**Written problem:** Retype, exactly as they stand, the lines from the start of the data to the line that contains "frequency Δf^c (y).", both ends included. Leave the pictures out.

**Information provided:**

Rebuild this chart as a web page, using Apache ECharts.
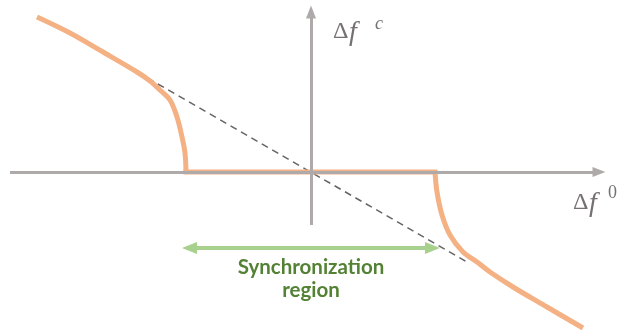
<!DOCTYPE html>
<html>
<head>
<meta charset="utf-8">
<script src="https://cdn.jsdelivr.net/npm/echarts@6/dist/echarts.min.js"></script>
<style>
  html, body { margin: 0; padding: 0; background: #ffffff; }
  #chart { width: 622px; height: 331px; }
</style>
</head>
<body>
<div id="chart"></div>
<script>
// Injection locking: free-running detuning Δf⁰ (x) against the observed beat frequency Δf^c (y).

// Unlocked branch left of the locking range
const leftBranchX = [-5.48, -4.82, -4.16, -3.48, -3.22, -3.02, -2.82, -2.68, -2.58, -2.52, -2.50];
const leftBranchY = [3.10, 2.78, 2.40, 2.00, 1.82, 1.64, 1.44, 1.10, 0.70, 0.38, 0];
// Locked plateau (beat frequency pulled to zero)
const lockedX = [-2.50, 2.48];
const lockedY = [0, 0];
// Unlocked branch right of the locking range
const rightBranchX = [2.48, 2.52, 2.62, 2.78, 3.04, 3.32, 3.58, 4.04, 4.72, 5.44];
const rightBranchY = [0, -0.40, -0.86, -1.26, -1.60, -1.80, -2.00, -2.30, -2.70, -3.12];
// Unlocked asymptote Δf^c = -k·Δf⁰
const asymptoteX = [-3.48, 3.12];
const asymptoteY = [2.00, -1.80];
// Locking range arrow
const syncArrowX = [-2.43, 2.43];
const syncArrowY = -1.52;
// Axis shafts
const horizontalAxisX = [-6.02, 5.76];
const verticalAxisY = [-1.06, 3.20];

const axisLabelX = ['Δ', 'f', '0'];
const axisLabelY = ['Δ', 'f', 'c'];
const regionLabel = ['Synchronization', 'region'];

function pairs(xs, ys) {
  return xs.map((x, i) => [x, ys[i]]);
}

const AXIS_GRAY = '#aeaaaa';
const ORANGE = '#f4b183';
const GREEN_ARROW = '#a9d18e';
const GREEN_TEXT = '#548235';
const MATH_GRAY = '#767171';
const SERIF = '"Liberation Serif", serif';

const chart = echarts.init(document.getElementById('chart'), null, { renderer: 'canvas' });

function textEl(x, y, text, font, fill) {
  return {
    type: 'text', x: x, y: y, silent: true,
    style: {
      text: text, font: font, fill: fill,
      align: 'left', textAlign: 'left',
      verticalAlign: 'middle', textVerticalAlign: 'middle'
    }
  };
}

// Δ, italic f and a raised superscript
function mathLabel(parts, deltaX, baseY, fX, supX, supY, supItalic) {
  return [
    textEl(deltaX, baseY, parts[0], 'normal 24px ' + SERIF, MATH_GRAY),
    textEl(fX, baseY + 1, parts[1], 'italic 28px ' + SERIF, MATH_GRAY),
    textEl(supX, supY, parts[2], (supItalic ? 'italic ' : 'normal ') + '18px ' + SERIF, MATH_GRAY)
  ];
}

const branchStyle = { color: ORANGE, width: 5, cap: 'butt', join: 'round' };

const option = {
  animation: false,
  backgroundColor: '#ffffff',
  grid: { left: 0, right: 0, top: 0, bottom: 0 },
  xAxis: { type: 'value', min: -6.22, max: 6.22, show: false },
  yAxis: { type: 'value', min: -3.18, max: 3.44, show: false },
  series: [
    {
      // coordinate axes with arrow heads
      type: 'line', data: [], silent: true, z: 1,
      markLine: {
        silent: true, animation: false,
        symbol: ['none', 'triangle'],
        symbolSize: [10, 13],
        label: { show: false },
        lineStyle: { color: AXIS_GRAY, width: 3, type: 'solid' },
        emphasis: { disabled: true },
        data: [
          [{ coord: [horizontalAxisX[0], 0] }, { coord: [horizontalAxisX[1], 0] }],
          [{ coord: [0, verticalAxisY[0]] }, { coord: [0, verticalAxisY[1]] }]
        ]
      }
    },
    {
      // asymptote
      type: 'line', data: pairs(asymptoteX, asymptoteY), silent: true, z: 2,
      symbol: 'none',
      lineStyle: { color: '#656565', width: 1.5, type: [7, 5] }
    },
    {
      type: 'line', data: pairs(leftBranchX, leftBranchY), silent: true, z: 3,
      symbol: 'none', smooth: 0.35,
      lineStyle: branchStyle
    },
    {
      type: 'line', data: pairs(lockedX, lockedY), silent: true, z: 3,
      symbol: 'none',
      lineStyle: { color: ORANGE, width: 5, cap: 'square' }
    },
    {
      type: 'line', data: pairs(rightBranchX, rightBranchY), silent: true, z: 3,
      symbol: 'none', smooth: 0.35,
      lineStyle: branchStyle
    },
    {
      // locking range arrow
      type: 'line', data: [], silent: true, z: 4,
      markLine: {
        silent: true, animation: false,
        symbol: ['triangle', 'triangle'],
        symbolSize: [12, 15],
        label: { show: false },
        lineStyle: { color: GREEN_ARROW, width: 4, type: 'solid' },
        emphasis: { disabled: true },
        data: [
          [{ coord: [syncArrowX[0], syncArrowY] }, { coord: [syncArrowX[1], syncArrowY] }]
        ]
      }
    }
  ],
  graphic: [].concat(
    mathLabel(axisLabelY, 333, 32, 349, 375, 24, true),
    mathLabel(axisLabelX, 573, 202.5, 589, 608, 193, false),
    [{
      type: 'text', x: 311, y: 279, silent: true,
      style: {
        text: regionLabel.join('\n'),
        fill: GREEN_TEXT,
        font: 'bold 20.5px Lato, "Open Sans", sans-serif',
        lineHeight: 23,
        align: 'center', textAlign: 'center',
        verticalAlign: 'middle', textVerticalAlign: 'middle'
      }
    }]
  )
};

chart.setOption(option);
</script>
</body>
</html>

**Answer for this exercise:**
Rebuild this chart as a web page, using Apache ECharts.
<!DOCTYPE html>
<html>
<head>
<meta charset="utf-8">
<script src="https://cdn.jsdelivr.net/npm/echarts@6/dist/echarts.min.js"></script>
<style>
  html, body { margin: 0; padding: 0; background: #ffffff; }
  #chart { width: 622px; height: 331px; }
</style>
</head>
<body>
<div id="chart"></div>
<script>
// Injection locking: free-running detuning Δf⁰ (x) against the observed beat frequency Δf^c (y).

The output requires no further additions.